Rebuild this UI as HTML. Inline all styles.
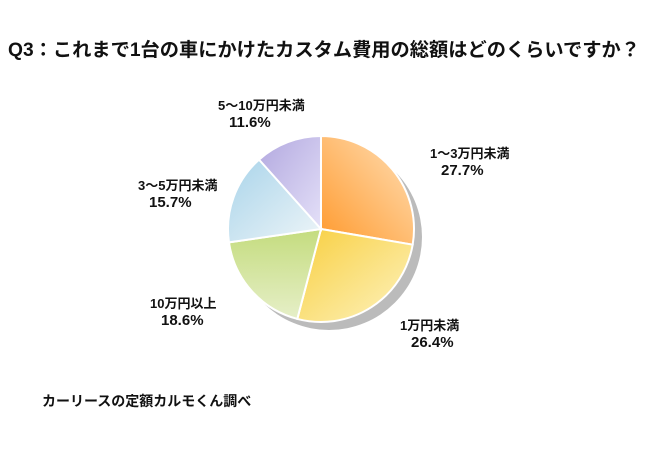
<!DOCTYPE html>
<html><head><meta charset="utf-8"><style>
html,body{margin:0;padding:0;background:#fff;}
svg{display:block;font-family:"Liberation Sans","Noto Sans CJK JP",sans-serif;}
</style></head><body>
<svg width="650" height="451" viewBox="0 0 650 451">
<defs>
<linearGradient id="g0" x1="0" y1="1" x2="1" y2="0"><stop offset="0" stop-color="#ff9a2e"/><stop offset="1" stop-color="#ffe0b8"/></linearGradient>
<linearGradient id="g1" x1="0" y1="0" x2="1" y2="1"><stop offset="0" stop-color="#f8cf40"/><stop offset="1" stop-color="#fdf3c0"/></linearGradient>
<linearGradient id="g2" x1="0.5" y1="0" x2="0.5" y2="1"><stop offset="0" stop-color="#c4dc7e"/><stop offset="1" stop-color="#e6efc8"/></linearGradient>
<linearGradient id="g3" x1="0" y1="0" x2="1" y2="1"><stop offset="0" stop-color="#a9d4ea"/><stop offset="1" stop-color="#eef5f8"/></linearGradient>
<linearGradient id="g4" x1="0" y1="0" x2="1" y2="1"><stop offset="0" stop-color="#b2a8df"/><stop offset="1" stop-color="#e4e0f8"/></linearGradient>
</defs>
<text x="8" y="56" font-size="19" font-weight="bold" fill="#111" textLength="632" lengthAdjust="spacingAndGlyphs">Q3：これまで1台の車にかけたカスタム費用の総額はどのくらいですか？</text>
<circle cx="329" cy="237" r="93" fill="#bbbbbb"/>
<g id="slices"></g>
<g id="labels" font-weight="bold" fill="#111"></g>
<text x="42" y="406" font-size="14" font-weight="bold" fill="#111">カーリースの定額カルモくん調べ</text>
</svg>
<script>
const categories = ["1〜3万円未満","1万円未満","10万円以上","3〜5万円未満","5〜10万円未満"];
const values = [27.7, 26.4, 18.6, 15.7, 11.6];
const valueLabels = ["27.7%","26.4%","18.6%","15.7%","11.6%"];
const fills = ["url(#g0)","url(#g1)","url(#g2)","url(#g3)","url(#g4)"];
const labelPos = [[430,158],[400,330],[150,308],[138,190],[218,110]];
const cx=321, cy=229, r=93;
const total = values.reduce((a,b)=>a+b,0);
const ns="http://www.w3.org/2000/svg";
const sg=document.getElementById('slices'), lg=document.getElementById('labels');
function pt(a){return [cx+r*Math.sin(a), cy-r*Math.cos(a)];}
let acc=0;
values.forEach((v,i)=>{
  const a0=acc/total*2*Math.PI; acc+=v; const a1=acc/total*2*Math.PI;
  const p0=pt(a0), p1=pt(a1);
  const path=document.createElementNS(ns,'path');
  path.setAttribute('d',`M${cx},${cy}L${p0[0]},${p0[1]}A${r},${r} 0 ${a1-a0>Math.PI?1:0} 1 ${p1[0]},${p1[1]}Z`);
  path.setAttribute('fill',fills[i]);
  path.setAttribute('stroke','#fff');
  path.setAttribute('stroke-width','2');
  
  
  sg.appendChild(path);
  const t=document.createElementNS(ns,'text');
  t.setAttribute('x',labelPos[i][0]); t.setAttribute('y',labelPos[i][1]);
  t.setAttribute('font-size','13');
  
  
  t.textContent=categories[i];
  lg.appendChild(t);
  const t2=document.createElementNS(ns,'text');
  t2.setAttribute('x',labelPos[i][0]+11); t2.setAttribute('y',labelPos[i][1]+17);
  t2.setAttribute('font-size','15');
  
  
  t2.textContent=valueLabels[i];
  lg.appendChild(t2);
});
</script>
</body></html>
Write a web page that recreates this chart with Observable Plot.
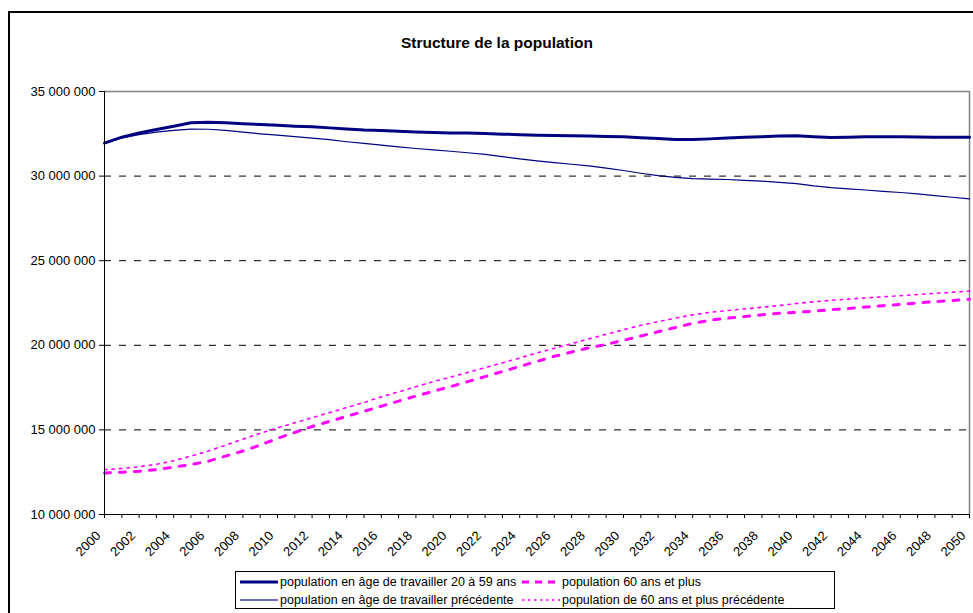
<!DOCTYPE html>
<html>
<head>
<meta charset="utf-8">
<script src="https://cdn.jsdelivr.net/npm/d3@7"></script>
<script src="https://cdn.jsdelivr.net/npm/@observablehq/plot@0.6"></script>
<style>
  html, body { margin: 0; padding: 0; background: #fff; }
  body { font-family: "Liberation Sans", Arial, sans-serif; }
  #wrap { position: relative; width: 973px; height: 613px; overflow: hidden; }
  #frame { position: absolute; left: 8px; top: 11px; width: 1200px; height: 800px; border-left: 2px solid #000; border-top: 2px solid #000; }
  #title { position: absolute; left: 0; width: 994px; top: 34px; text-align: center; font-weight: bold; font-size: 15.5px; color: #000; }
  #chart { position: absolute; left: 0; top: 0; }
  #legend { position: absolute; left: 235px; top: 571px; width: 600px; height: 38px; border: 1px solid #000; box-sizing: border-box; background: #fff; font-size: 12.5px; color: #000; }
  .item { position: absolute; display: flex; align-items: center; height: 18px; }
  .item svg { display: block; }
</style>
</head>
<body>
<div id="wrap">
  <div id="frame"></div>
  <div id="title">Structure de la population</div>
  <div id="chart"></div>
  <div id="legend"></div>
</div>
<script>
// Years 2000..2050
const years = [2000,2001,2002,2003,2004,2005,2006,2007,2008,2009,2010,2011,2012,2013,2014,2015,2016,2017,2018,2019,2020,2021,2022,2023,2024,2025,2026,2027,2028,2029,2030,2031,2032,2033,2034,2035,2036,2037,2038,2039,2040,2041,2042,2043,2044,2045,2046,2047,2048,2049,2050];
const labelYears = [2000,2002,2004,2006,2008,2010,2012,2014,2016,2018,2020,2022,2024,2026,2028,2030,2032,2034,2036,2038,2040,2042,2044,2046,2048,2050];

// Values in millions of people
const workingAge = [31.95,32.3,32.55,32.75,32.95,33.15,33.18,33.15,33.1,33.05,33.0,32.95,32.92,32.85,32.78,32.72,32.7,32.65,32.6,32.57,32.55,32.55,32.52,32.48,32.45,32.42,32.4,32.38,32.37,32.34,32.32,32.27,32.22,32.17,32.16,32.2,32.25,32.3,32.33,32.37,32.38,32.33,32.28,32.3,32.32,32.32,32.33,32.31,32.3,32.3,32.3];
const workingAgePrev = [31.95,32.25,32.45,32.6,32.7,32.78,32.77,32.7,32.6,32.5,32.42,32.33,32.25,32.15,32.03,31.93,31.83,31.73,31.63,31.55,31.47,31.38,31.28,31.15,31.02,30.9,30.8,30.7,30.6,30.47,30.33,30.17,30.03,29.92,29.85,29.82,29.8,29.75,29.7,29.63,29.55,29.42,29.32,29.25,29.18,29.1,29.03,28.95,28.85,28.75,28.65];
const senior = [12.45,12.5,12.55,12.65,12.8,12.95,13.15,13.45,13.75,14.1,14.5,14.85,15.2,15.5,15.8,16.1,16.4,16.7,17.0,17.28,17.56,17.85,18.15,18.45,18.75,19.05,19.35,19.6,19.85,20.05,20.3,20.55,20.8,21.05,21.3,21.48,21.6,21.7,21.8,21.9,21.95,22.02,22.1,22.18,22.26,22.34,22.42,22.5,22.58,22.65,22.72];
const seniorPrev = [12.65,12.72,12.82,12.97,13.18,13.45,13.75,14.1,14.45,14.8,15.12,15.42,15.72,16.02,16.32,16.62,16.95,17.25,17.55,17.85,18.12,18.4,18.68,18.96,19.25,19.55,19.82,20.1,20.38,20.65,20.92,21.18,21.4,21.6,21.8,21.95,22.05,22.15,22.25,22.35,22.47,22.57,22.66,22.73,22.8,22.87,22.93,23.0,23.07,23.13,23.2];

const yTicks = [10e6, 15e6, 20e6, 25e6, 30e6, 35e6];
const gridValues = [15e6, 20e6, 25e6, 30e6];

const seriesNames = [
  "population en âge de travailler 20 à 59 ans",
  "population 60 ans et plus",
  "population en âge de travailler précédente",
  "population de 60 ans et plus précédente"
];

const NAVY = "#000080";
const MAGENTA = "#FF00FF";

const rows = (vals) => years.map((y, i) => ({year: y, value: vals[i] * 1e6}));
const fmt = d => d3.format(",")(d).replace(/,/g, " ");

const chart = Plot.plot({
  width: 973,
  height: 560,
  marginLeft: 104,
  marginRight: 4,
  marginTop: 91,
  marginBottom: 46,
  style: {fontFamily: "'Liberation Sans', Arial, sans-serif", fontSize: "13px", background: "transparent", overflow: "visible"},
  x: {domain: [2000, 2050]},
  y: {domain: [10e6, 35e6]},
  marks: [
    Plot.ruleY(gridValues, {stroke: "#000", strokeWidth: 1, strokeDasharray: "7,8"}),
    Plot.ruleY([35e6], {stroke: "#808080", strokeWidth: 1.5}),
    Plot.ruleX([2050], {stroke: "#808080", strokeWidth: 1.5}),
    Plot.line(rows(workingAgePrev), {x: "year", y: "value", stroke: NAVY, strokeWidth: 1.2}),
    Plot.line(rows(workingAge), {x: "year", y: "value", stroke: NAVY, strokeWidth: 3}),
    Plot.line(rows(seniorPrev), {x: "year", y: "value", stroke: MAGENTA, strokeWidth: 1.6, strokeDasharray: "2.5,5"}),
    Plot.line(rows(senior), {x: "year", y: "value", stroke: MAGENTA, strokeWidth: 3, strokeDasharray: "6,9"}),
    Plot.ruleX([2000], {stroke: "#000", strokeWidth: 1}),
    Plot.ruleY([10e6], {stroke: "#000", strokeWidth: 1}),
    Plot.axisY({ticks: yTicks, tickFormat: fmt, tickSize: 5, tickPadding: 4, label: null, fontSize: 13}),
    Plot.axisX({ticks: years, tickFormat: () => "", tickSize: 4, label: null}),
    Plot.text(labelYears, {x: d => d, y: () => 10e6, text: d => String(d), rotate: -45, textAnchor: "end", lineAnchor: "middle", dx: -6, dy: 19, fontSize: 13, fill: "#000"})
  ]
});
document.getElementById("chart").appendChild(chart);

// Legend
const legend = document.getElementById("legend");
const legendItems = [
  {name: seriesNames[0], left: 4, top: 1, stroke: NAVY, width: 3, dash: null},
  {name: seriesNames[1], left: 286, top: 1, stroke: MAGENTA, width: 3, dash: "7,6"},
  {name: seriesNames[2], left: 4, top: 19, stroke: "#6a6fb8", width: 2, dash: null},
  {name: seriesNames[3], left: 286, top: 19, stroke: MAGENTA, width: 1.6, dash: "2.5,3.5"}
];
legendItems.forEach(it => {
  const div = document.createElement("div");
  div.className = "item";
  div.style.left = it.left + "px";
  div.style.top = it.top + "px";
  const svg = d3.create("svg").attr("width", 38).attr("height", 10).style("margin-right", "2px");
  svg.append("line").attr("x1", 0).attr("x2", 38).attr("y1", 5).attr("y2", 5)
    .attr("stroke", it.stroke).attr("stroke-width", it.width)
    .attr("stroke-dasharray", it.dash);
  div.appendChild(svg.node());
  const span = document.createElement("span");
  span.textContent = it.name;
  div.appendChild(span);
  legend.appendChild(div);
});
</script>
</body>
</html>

| GOAL |
Find the lines above holding the word "chart" and show them.

| FULL SOLUTION |
Write a web page that recreates this chart with Observable Plot.
  #chart { position: absolute; left: 0; top: 0; }
  <div id="chart"></div>
const chart = Plot.plot({
document.getElementById("chart").appendChild(chart);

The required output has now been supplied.